--- Available data ---
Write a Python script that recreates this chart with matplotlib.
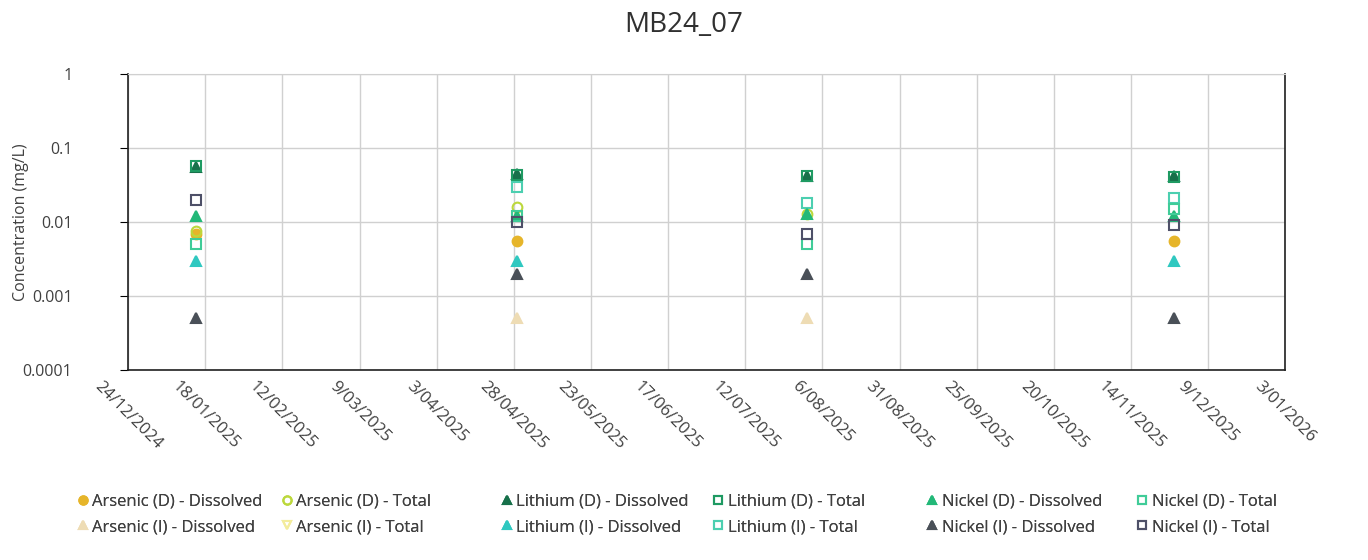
import numpy as np
import matplotlib.pyplot as plt
from datetime import datetime, timedelta

plt.rcParams['font.family'] = ['Open Sans', 'DejaVu Sans']

# datas de amostragem
datas = [datetime(2025, 1, 15), datetime(2025, 4, 29), datetime(2025, 8, 1), datetime(2025, 11, 28)]
nan = np.nan

# concentracoes (mg/L) por serie
arsenic_d_dis = [0.0068, 0.0055, nan, 0.0055]
arsenic_d_tot = [0.0075, 0.016, 0.013, nan]
arsenic_i_dis = [nan, 0.0005, 0.0005, nan]
arsenic_i_tot = [nan, nan, nan, nan]
lithium_d_dis = [0.055, 0.045, 0.042, 0.042]
lithium_d_tot = [0.057, 0.043, 0.042, 0.040]
lithium_i_dis = [0.003, 0.003, nan, 0.003]
lithium_i_tot = [nan, 0.030, 0.018, 0.021]
nickel_d_dis = [0.012, 0.012, 0.013, 0.012]
nickel_d_tot = [0.005, 0.012, 0.005, 0.015]
nickel_i_dis = [0.0005, 0.002, 0.002, 0.0005]
nickel_i_tot = [0.020, 0.010, 0.007, 0.009]

# colunas da legenda: (D) em cima, (I) embaixo
# (nome, valores, marcador, cor, cheio)
colunas = [
    [('Arsenic (D) - Dissolved', arsenic_d_dis, 'o', '#e6b52a', True),
     ('Arsenic (I) - Dissolved', arsenic_i_dis, '^', '#eedcb4', True)],
    [('Arsenic (D) - Total', arsenic_d_tot, 'o', '#bcd83c', False),
     ('Arsenic (I) - Total', arsenic_i_tot, 'v', '#f3ec9c', False)],
    [('Lithium (D) - Dissolved', lithium_d_dis, '^', '#17704a', True),
     ('Lithium (I) - Dissolved', lithium_i_dis, '^', '#2fc8c0', True)],
    [('Lithium (D) - Total', lithium_d_tot, 's', '#1e9a62', False),
     ('Lithium (I) - Total', lithium_i_tot, 's', '#4ccfb0', False)],
    [('Nickel (D) - Dissolved', nickel_d_dis, '^', '#22b878', True),
     ('Nickel (I) - Dissolved', nickel_i_dis, '^', '#4a5058', True)],
    [('Nickel (D) - Total', nickel_d_tot, 's', '#40cc98', False),
     ('Nickel (I) - Total', nickel_i_tot, 's', '#4e5068', False)],
]

fig = plt.figure(figsize=(13.68, 5.6), dpi=100)
ax = fig.add_axes([0.0936, 0.339, 0.846, 0.529])

handles = []
for col in colunas:
    hs = []
    for nome, vals, m, cor, cheio in col:
        h, = ax.plot(datas, vals, linestyle='none', marker=m, markersize=7,
                     markerfacecolor=cor if cheio else 'none', markeredgecolor=cor,
                     markeredgewidth=1.5, label=nome)
        hs.append(h)
    handles.append(hs)

ax.set_yscale('log')
ax.set_ylim(0.0001, 1)
ax.set_yticks([0.0001, 0.001, 0.01, 0.1, 1])
ax.set_yticklabels(['0.0001', '0.001', '0.01', '0.1', '1'])
ax.minorticks_off()

inicio = datetime(2024, 12, 24)
ticks = [inicio + timedelta(days=25 * i) for i in range(16)]
ax.set_xlim(ticks[0], ticks[-1])
ax.set_xticks(ticks)
ax.set_xticklabels([f'{t.day}/{t.month:02d}/{t.year}' for t in ticks],
                   rotation=-45, ha='center', va='top', fontsize=12, color='#404040')
ax.tick_params(axis='y', labelsize=11.5, labelcolor='#404040', length=6, pad=34)
ax.tick_params(axis='x', length=0, pad=6)

ax.grid(True, color='#d0d0d0', linewidth=1)
ax.set_axisbelow(True)
for lado in ['left', 'bottom', 'right']:
    ax.spines[lado].set_color('#202020')
    ax.spines[lado].set_linewidth(1.2)
ax.spines['top'].set_color('#d0d0d0')

ax.set_ylabel('Concentration (mg/L)', fontsize=11.5, color='#404040')
ax.yaxis.set_label_coords(-0.086, 0.5)
fig.text(0.5, 0.955, 'MB24_07', fontsize=20, color='#303030', ha='center', va='center')

# uma legenda por coluna, nas posicoes do original
x_marcador = [83, 287, 507, 718, 932, 1142]
for xm, hs in zip(x_marcador, handles):
    leg = fig.legend(handles=hs, loc='upper left', bbox_to_anchor=((xm - 8) / 1368, 1 - 494 / 560),
                     frameon=False, fontsize=12, handletextpad=0.05, labelspacing=0.55,
                     borderpad=0, borderaxespad=0, markerscale=0.85, handlelength=1.0,
                     labelcolor='#404040')
    fig.add_artist(leg)

plt.savefig('out.png', dpi=100)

--- What to produce ---
Locate each line with the word "matplotlib" and copy it.

--- Exercise output ---
Write a Python script that recreates this chart with matplotlib.
import matplotlib.pyplot as plt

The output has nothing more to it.